Even the smartest agent feels "dumb" if it's slow or confusing.

  • Aim for sub-5-second responses for most steps.
  • Show streaming output so users see it "thinking".
  • Make it obvious what the agent is doing ("Analyzing your last 10 articles...").

8. Start With One Agent, Then Orchestrate Many

The cool 2025 meme is "agent swarms", but reality is: get one solid agent working first. Then you can have:

  • A Research Agent that gathers inputs.
  • A Drafting Agent that writes.
  • A Review Agent that checks tone, SEO, and compliance.

9. Build for Observability: Logs, Traces, and Replays

If you can't see what your agent did, you can't improve it. Make sure you can:

  • Inspect every important decision (inputs, tools called, outputs).
  • Replay sessions to debug failures.
  • Tag examples as "success" or "problematic" for fine-tuning.

10. Ship Small, Iterate Weekly

The winning pattern in 2025 is: ship tiny, improve fast.

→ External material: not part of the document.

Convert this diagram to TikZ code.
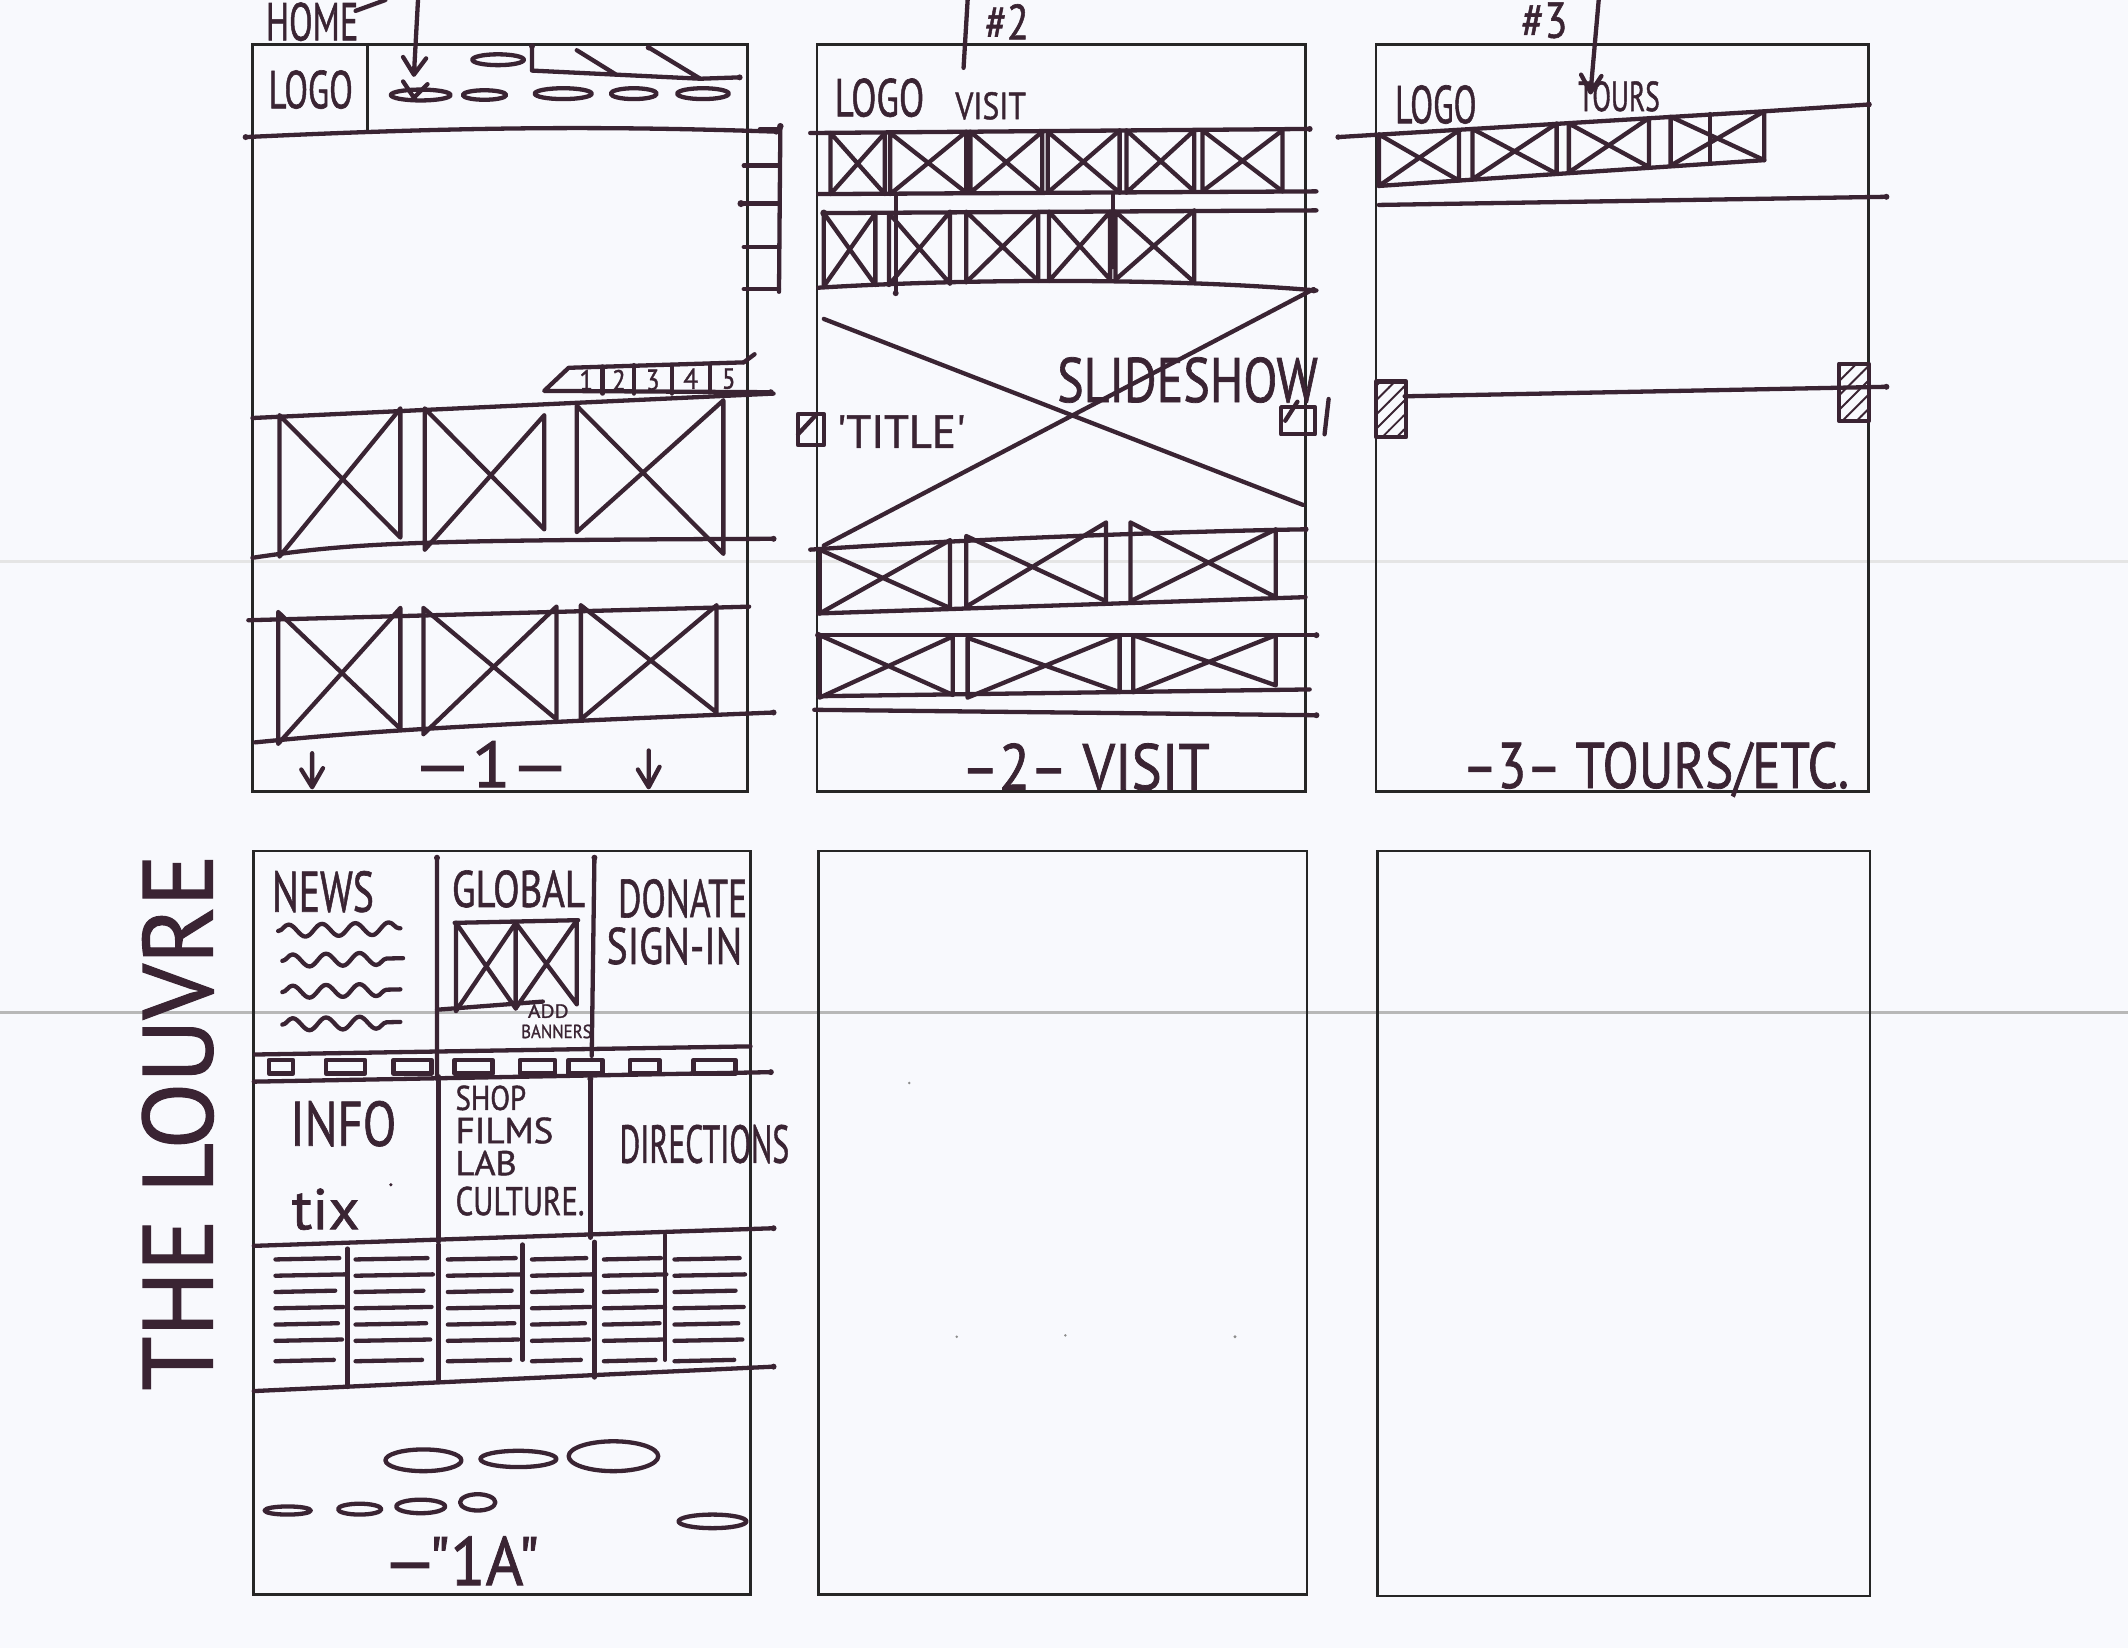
\documentclass[tikz,border=0pt]{standalone}
\usepackage{fontspec}
\newfontfamily\hand{PT Sans}[FakeBold=1.2]
\usetikzlibrary{decorations.pathmorphing,patterns}
\definecolor{inkc}{HTML}{3A2433}
\definecolor{paper}{HTML}{F8F9FD}
\newlength\wu \setlength\wu{0.01cm}
\newcommand\hw[3]{\resizebox{#1\wu}{#2\wu}{\hand #3}}
\newcommand\wfx[6]{\draw[ink] (#1,#2)--(#1,#3) (#4,#5)--(#4,#6) (#1,#2)--(#4,#6) (#4,#5)--(#1,#3);}
\newcommand\tcol[2]{\foreach \yy/\dd in {928/0,940/4,952/-3,964/3,976/-1,988/2,1003/-4}{\draw[ink] (#1,\yy)--({#2+\dd},{\yy-1});}}
\begin{document}
\begin{tikzpicture}[x=0.01cm,y=-0.01cm,
  ink/.style={draw=inkc,line width=0.9pt,line cap=round,line join=round},
  frame/.style={draw=black!85,line width=0.55pt},
  txt/.style={inner sep=0pt,text=inkc},
  squig/.style={ink,decorate,decoration={snake,amplitude=1.3pt,segment length=7pt}},
  hatch/.style={ink,pattern=north east lines,pattern color=inkc}]
\fill[paper] (0,0) rectangle (1568,1214);
\useasboundingbox (0,0) rectangle (1568,1214);
% scan fold lines
\draw[black!10,line width=0.6pt] (0,414)--(1568,414);
\draw[black!28,line width=0.8pt] (0,746)--(1568,746);
% panel frames
\draw[frame] (186,33) rectangle (551,583);
\draw[frame] (602,33) rectangle (962,583);
\draw[frame] (1014,33) rectangle (1377,583);
\draw[frame] (187,627) rectangle (553,1175);
\draw[frame] (603,627) rectangle (963,1175);
\draw[frame] (1015,627) rectangle (1378,1176);

% ================= PANEL 1 =================
\node[txt] (home) at (230,16) {\hw{68}{28}{HOME}};
\draw[ink] (262,8)--(284,0);
\draw[ink] (308,0)--(305,55) (297,42)--(305,55)--(314,43);
\draw[frame] (271,33)--(271,96);
\node[txt] (logo1) at (229,66) {\hw{62}{28}{LOGO}};
\draw[ink] (181,101) .. controls (350,93) and (450,93) .. (572,97);
\fill[inkc] (181,101) circle (2.2) (572,97) circle (2.2);
% nav
\draw[ink] (367,44) ellipse (19 and 4);
\draw[ink] (392,34)--(392,52)--(454,55)--(516,58)--(545,57);
\draw[ink] (425,37)--(454,55) (478,35)--(516,58);
\fill[inkc] (392,34) circle (2.2) (478,35) circle (2.2) (545,57) circle (2.2);
\draw[ink] (310,70) ellipse (22 and 4);
\draw[ink] (357,70) ellipse (16 and 3.5);
\draw[ink] (415,69) ellipse (21 and 4);
\draw[ink] (467,69) ellipse (17 and 4);
\draw[ink] (518,69) ellipse (19 and 4);
\draw[ink] (297,60)--(305,72)--(315,62);
% scroll ladder
\draw[ink] (575,93)--(574,215);
\draw[ink] (560,95)--(575,95) (548,122)--(574,122) (548,150)--(574,150) (548,182)--(574,182) (548,213)--(574,213);
\fill[inkc] (575,93) circle (2.4) (546,150) circle (2.6);
% pagination
\draw[ink] (419,271)--(548,267) (419,271)--(401,288)--(568,289);
\draw[ink] (444,270)--(444,290) (467,269)--(467,290) (495,269)--(495,290) (523,268)--(523,289);
\draw[ink] (548,267)--(556,261);
\fill[inkc] (568,289) circle (2.2);
\node[txt] (pg1) at (432,280) {\hw{10}{15}{1}};
\node[txt] (pg2) at (456,280) {\hw{10}{15}{2}};
\node[txt] (pg3) at (481,280) {\hw{10}{15}{3}};
\node[txt] (pg4) at (509,279) {\hw{11}{15}{4}};
\node[txt] (pg5) at (537,279) {\hw{10}{15}{5}};
% image row 1
\draw[ink] (186,308)--(570,290);
\draw[ink] (186,411) .. controls (260,400) and (300,398) .. (570,397);
\fill[inkc] (570,397) circle (2.2);
\wfx{206}{306}{410}{295}{301}{396}
\wfx{313}{301}{405}{401}{306}{390}
\wfx{425}{299}{392}{533}{295}{408}
% image row 2
\draw[ink] (183,457)--(552,447);
\draw[ink] (188,547) .. controls (260,540) and (320,535) .. (570,525);
\fill[inkc] (570,525) circle (2.2);
\wfx{205}{451}{548}{295}{448}{537}
\wfx{312}{448}{541}{410}{447}{530}
\wfx{428}{446}{530}{528}{446}{525}
% bottom
\draw[ink] (230,555)--(230,580) (222,567)--(230,580)--(238,566);
\draw[ink] (478,553)--(478,580) (470,567)--(478,580)--(486,565);
\node[txt] (lab1) at (362,563) {\hw{115}{34}{—1—}};

% ================= PANEL 2 =================
\draw[ink] (713,0)--(710,50);
\node[txt] (h2) at (742,16) {\hw{32}{26}{\#2}};
\node[txt] (logo2) at (648,72) {\hw{66}{28}{LOGO}};
\node[txt] (visit) at (730,78) {\hw{52}{20}{VISIT}};
\draw[ink] (597,98)--(965,95);
\draw[ink] (603,143)--(970,141);
\draw[ink] (607,157)--(970,155);
\draw[ink] (603,212) .. controls (700,206) and (850,204) .. (970,214);
\fill[inkc] (965,95) circle (2.2) (607,157) circle (2.6) (968,214) circle (2.2) (660,216) circle (2.2) (820,196) circle (2.4);
\wfx{612}{98}{143}{652}{98}{143}
\wfx{656}{98}{143}{712}{97}{142}
\wfx{715}{97}{142}{768}{97}{142}
\wfx{772}{97}{142}{825}{96}{142}
\wfx{830}{96}{142}{880}{96}{141}
\wfx{886}{96}{141}{945}{96}{141}
\wfx{607}{157}{211}{645}{157}{210}
\wfx{655}{157}{210}{700}{156}{209}
\wfx{712}{156}{208}{765}{156}{207}
\wfx{773}{156}{207}{818}{156}{206}
\wfx{822}{156}{206}{880}{155}{208}
\draw[ink] (660,143)--(660,216) (820,143)--(820,196);
% slideshow
\draw[ink] (607,235)--(960,372);
\draw[ink] (607,402)--(968,213);
\node[txt] (slide) at (875,280) {\hw{192}{33}{SLIDESHOW}};
\draw[ink] (588,305) rectangle (607,328);
\draw[ink] (588,320)--(601,306);
\node[txt] (title) at (664,318) {\hw{95}{24}{'TITLE'}};
\draw[ink] (944,300) rectangle (969,320);
\draw[ink] (956,296)--(947,310) (979,294)--(976,320);
% bottom grid
\draw[ink] (597,405) .. controls (700,398) and (850,392) .. (962,390);
\draw[ink] (603,452)--(962,440);
\draw[ink] (603,468)--(970,468);
\draw[ink] (603,513)--(965,508);
\draw[ink] (600,523)--(970,527);
\fill[inkc] (962,390) circle (2.2) (970,468) circle (2.2) (970,527) circle (2.2) (603,468) circle (2.4);
\wfx{604}{405}{452}{700}{398}{448}
\wfx{712}{395}{447}{815}{385}{443}
\wfx{833}{385}{443}{940}{390}{440}
\wfx{604}{468}{514}{702}{469}{512}
\wfx{713}{470}{514}{825}{468}{510}
\wfx{835}{468}{510}{940}{468}{505}
\node[txt] (lab2) at (800,565) {\hw{183}{34}{–2– VISIT}};

% ================= PANEL 3 =================
\node[txt] (h3) at (1138,15) {\hw{34}{26}{\#3}};
\draw[ink] (1178,0)--(1172,68) (1165,55)--(1172,68)--(1180,56);
\node[txt] (logo3) at (1058,77) {\hw{60}{28}{LOGO}};
\node[txt] (tours) at (1193,71) {\hw{60}{22}{TOURS}};
\draw[ink] (986,101)--(1300,82)--(1377,77);
\draw[ink] (1016,137)--(1150,128)--(1300,118);
\draw[ink] (1016,151)--(1390,145);
\fill[inkc] (1377,77) circle (2.2) (1390,145) circle (2.2) (986,101) circle (2);
\wfx{1016}{99}{137}{1075}{96}{133}
\wfx{1085}{95}{132}{1147}{91}{128}
\wfx{1156}{91}{127}{1215}{87}{123}
\wfx{1231}{86}{122}{1300}{82}{118}
\draw[ink] (1260,84)--(1260,120);
\draw[ink] (1035,292)--(1390,285);
\fill[inkc] (1390,285) circle (2.2);
\draw[hatch] (1014,281) rectangle (1036,322);
\draw[hatch] (1355,268) rectangle (1377,310);
\node[txt] (lab3) at (1220,567) {\hw{285}{34}{–3– TOURS/ETC.}};

% ================= PANEL 4 =================
\node[txt,rotate=90] (louvre) at (131,827) {\hw{395}{52}{THE LOUVRE}};
\draw[ink] (322,632)--(322,795) (438,632)--(436,778);
\fill[inkc] (322,632) circle (2.2) (438,632) circle (2.2);
\node[txt] (news) at (238,657) {\hw{75}{30}{NEWS}};
\draw[squig] (205,686)--(295,684);
\draw[squig] (208,708)--(297,706);
\draw[squig] (208,731)--(295,729);
\draw[squig] (208,755)--(295,753);
\node[txt] (global) at (382,655) {\hw{98}{27}{GLOBAL}};
\draw[ink] (335,680)--(426,678);
\draw[ink] (322,744)--(400,738);
\wfx{336}{680}{745}{380}{680}{743}
\wfx{380}{680}{743}{425}{678}{740}
\node[txt] (add) at (404,745) {\hw{30}{10}{ADD}};
\node[txt] (banners) at (410,760) {\hw{52}{10}{BANNERS}};
\node[txt] (donate) at (503,662) {\hw{95}{28}{DONATE}};
\node[txt] (signin) at (497,697) {\hw{100}{27}{SIGN-IN}};
% strip
\draw[ink] (188,777)--(553,771);
\draw[ink] (187,797)--(568,790);
\fill[inkc] (568,790) circle (2.2);
\foreach \a/\b in {198/216,240/269,290/318,335/363,383/409,419/444,464/486,511/542}
  {\draw[ink] (\a,781) rectangle (\b,791);}
% middle row
\draw[ink] (323,793)--(323,915) (435,795)--(435,912);
\fill[inkc] (323,795) circle (2.2) (435,795) circle (2.2) (435,910) circle (2.2);
\node[txt] (info) at (253,828) {\hw{78}{33}{INFO}};
\node[txt] (tix) at (240,891) {\hw{50}{30}{tix}};
\fill[inkc] (288,873) circle (1.3);
\node[txt,anchor=west] (shop) at (335,809) {\hw{52}{18}{SHOP}};
\node[txt,anchor=west] (films) at (335,833) {\hw{72}{19}{FILMS}};
\node[txt,anchor=west] (lab) at (335,857) {\hw{45}{18}{LAB}};
\node[txt,anchor=west] (culture) at (335,885) {\hw{95}{21}{CULTURE.}};
\node[txt] (directions) at (519,843) {\hw{125}{28}{DIRECTIONS}};
% text columns
\draw[ink] (187,918)--(570,905);
\draw[ink] (187,1025)--(570,1007);
\fill[inkc] (570,905) circle (2.2) (570,1007) circle (2.2);
\draw[ink] (256,920)--(256,1022) (323,917)--(323,1018) (385,917)--(385,1002) (438,915)--(438,1015) (490,910)--(490,1002);
\tcol{203}{250}
\tcol{262}{315}
\tcol{330}{380}
\tcol{392}{432}
\tcol{445}{487}
\tcol{497}{545}
% footer
\draw[ink] (312,1076) ellipse (28 and 8);
\draw[ink] (382,1075) ellipse (28 and 6);
\draw[ink] (452,1073) ellipse (33 and 11);
\draw[ink] (212,1113) ellipse (17 and 3);
\draw[ink] (265,1112) ellipse (16 and 4);
\draw[ink] (310,1110) ellipse (18 and 5);
\draw[ink] (352,1107) ellipse (13 and 6);
\draw[ink] (525,1121) ellipse (25 and 5);
\node[txt] (lab4) at (340,1150) {\hw{115}{36}{—"1A"}};

% specks in panel 5
\fill[black!45] (670,798) circle (1) (705,985) circle (1) (785,984) circle (1) (910,985) circle (1.2);
\end{tikzpicture}
\end{document}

  • Week 1: Agent drafts internal email summaries.
  • Week 2: Add knowledge base lookup.
  • Week 3: Add sentiment tagging + priority labels.
  • Week 4: Integrate with CRM.

This "small bets" approach beats the 6-month "big bang" agent project every time.

Conclusion

In 2025, the secret isn't a secret model or a secret framework. It's clear problems, narrow scope, trusted data, and a lot of small, boring iterations.